Developing Interactive Parallel Workflows in Python using Parsl

Presenter: Kyle Chard, Fellow and Senior Researcher, University of Chicago and Argonne National Laboratory

Date: October 10, 2018

Slides: https://uofi.box.com/s/va17f5dtsrj9eqn32pjha7sdsaieljxo

Video: https://www.youtube.com/watch?v=vWVN4XbXUgg

Abstract

Python is quickly becoming the predominant programming language used in research. However, it is often challenging to execute Python applications at scale and to develop workflows that integrate a variety of independent Python functions and external applications. Computations that are simple to perform at small scales (e.g., on a laptop) can easily become prohibitively difficult as data sizes and analysis complexity grows, requiring complex orchestration and management of applications and data as well as customization for specific execution environments. In this webinar we will present Parsl (Parallel Scripting Library), a Python library for programming and executing data-oriented workflows at scale. Parsl is designed to be simple and intuitive: developers simply annotate Python functions with Parsl directives (to wrap either Python functions or external applications); Parsl then manages the execution of the script, determines dependencies between functions, orchestrates data movement, and executes functions concurrently when dependencies are met. Parsl separates the code and configuration, allowing the same script to be seamlessly executed on laptops, clusters, clouds, grids, and supercomputers.

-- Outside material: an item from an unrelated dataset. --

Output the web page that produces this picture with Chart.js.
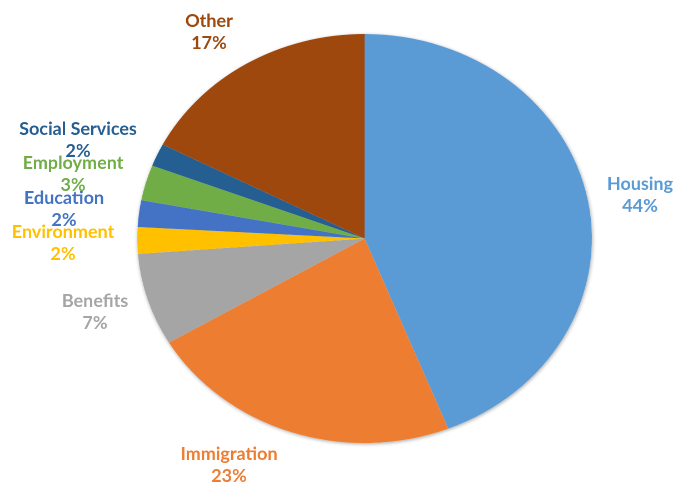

In this webinar we will introduce Parsl and demonstrate how it can be used to write and execute data-oriented workflows on Blue Waters. We will show how Parsl can be used within a Jupyter notebook to develop scalable parallel workflows and how these workflows can be executed on arbitrary resources with simple configurations. Finally, we will demonstrate how Parsl can automatically stage data using Globus to transparently analyze remotely accessible data.

The webinar is intended for researchers and developers who are interested in interactive and parallel computing, and particularly those with an interest in developing workflows in Python to run on Blue Waters.

Attendees can follow the webinar in a Jupyter notebook or Python script on Blue Waters. A guide to setting up Jupyter notebooks on Blue Waters is available on the Blue Waters website: https://bluewaters.ncsa.illinois.edu/pythonnotebooks. We will also provide a hosted Jupyter environment for those that wish to try Parsl without installing any dependencies locally.

Target audience: Researchers, developers, and scientific teams.
Prerequisites: None.
Training and reference materials:

Biography

Kyle Chard is a Senior Researcher and Fellow in the Computation Institute at the University of Chicago and Argonne National Laboratory. He received his Ph.D. in Computer Science from Victoria University of Wellington in 2011. His research focuses on developing and applying computational and data-intensive approaches to solve scientific problems. He leads the development of Parsl, a parallel scripting library for implementing scalable data-oriented workflows in Python. He is a member of the Globus leadership team where he co-leads the Globus Labs research group. He also co-leads projects related to scientific reproducibility, elastic and cost-aware use of cloud infrastructure, and research automation.